The hospital was founded by Reverend William Watts as the Leicester Infirmary with 40 beds in 1771. Patients were forced to pay a deposit when they went in; if they went home, the money was repaid; if they died their deposit would be spent on burying them. When first opened, there was no running water, but it did have its own brewery, from which beer was used to treat the patients. By 1808, the infirmary had expanded by 20 beds, to a total of 60 beds.

A fever house opened at the infirmary in 1820 and nurses were first trained there in 1870. St Luke's Chapel, which benefited from extensive stained glass windows and memorials, was built in 1887. (Note: The chapel was demolished to make way for the new accident and emergency department in 2015)

The facility became Leicester Infirmary and Children's Hospital in 1911 and Leicester Royal Infirmary and Children's Hospital in 1914 before it joined the National Health Service in 1948.

The Windsor building was opened by the Queen in December 1993 and a new accident and emergency department was opened by the Princess Royal in March 2018.

Dr.
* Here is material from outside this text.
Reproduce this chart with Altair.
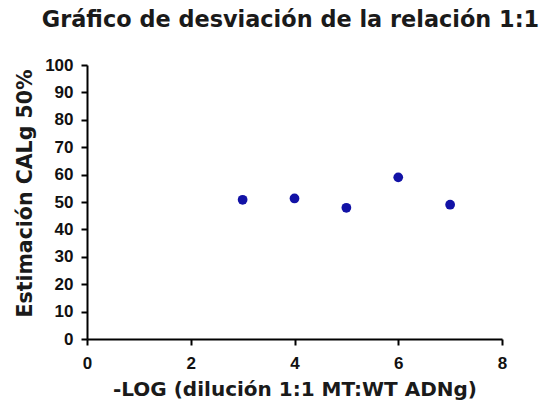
import altair as alt
import pandas as pd

x_vals = [3, 4, 5, 6, 7]
y_vals = [50.8, 51.3, 47.9, 59.0, 49.0]
x_ticks = [0, 2, 4, 6, 8]
y_ticks = [0, 10, 20, 30, 40, 50, 60, 70, 80, 90, 100]

df = pd.DataFrame({"x": x_vals, "y": y_vals})

TITLE_FONT = "DejaVu Sans"
LABEL_FONT = "Liberation Sans"

chart = (
    alt.Chart(df)
    .mark_circle(size=95, color="#1212A6", opacity=1)
    .encode(
        x=alt.X(
            "x:Q",
            scale=alt.Scale(domain=[0, 8], nice=False),
            axis=alt.Axis(
                values=x_ticks,
                title="-LOG (dilución 1:1 MT:WT ADNg)",
                titleFontSize=20,
                titleBaseline="alphabetic",
                titleY=56,
                labelFontSize=17,
                labelPadding=10,
            ),
        ),
        y=alt.Y(
            "y:Q",
            scale=alt.Scale(domain=[0, 100], nice=False),
            axis=alt.Axis(
                values=y_ticks,
                title="Estimación CALg 50%",
                titleFontSize=20.5,
                titleX=-52,
                titleY=128,
                labelFontSize=17,
                labelPadding=8,
            ),
        ),
    )
    .properties(
        width=415,
        height=274,
        padding={"left": 87, "top": 65, "right": 46, "bottom": 65},
        autosize=alt.AutoSizeParams(type="none"),
        title=alt.TitleParams(
            "Gráfico de desviación de la relación 1:1",
            fontSize=22.4,
            font=TITLE_FONT,
            fontWeight="bold",
            color="#1a1a1a",
            anchor="middle",
            dx=-4,
            offset=25,
        ),
    )
    .configure(background="white")
    .configure_view(stroke=None)
    .configure_axis(
        grid=False,
        domainColor="black",
        domainWidth=2,
        tickColor="black",
        tickWidth=2,
        tickSize=6,
        labelFont=LABEL_FONT,
        labelFontWeight="bold",
        labelColor="#111111",
        titleFont=TITLE_FONT,
        titleFontWeight="bold",
        titleColor="#1a1a1a",
        labelFlush=False,
        labelOverlap=False,
    )
)

chart.save("out.html", embed_options={"renderer": "svg", "actions": False})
Hadiza Bawa-Garba, a junior doctor at the Infirmary, was convicted of manslaughter for her part in the death of a 6-year-old boy from sepsis and received a suspended prison sentence in 2015. Although the General Medical Council ruled in January 2018 that she be struck off the medical register, the Court of Appeal decided in August 2018 that she should be re-instated.

A congenital heart centre opened at the Kensington Building at the Leicester Royal Infirmary in August 2021. This unit, which was transferred from Glenfield Hospital with support from Pick Everard, forms part of the East Midlands Congenital Heart Network.

The Infirmary is the home of the East Midlands Forensic Pathology Unit, which provides the Home Office registered forensic pathology services to the police forces of Derbyshire, Leicestershire (and Rutland), Lincolnshire, Nottinghamshire and Northamptonshire.

==Notable staff==

- Mildred Hughes, matron of Leicester Royal Infirmary from 1929 to 1946, was President of the Royal College of Nursing from 1944 to 1946. A stained glass window dedicated to her memory was in the hospital chapel, but was moved to the hospital library.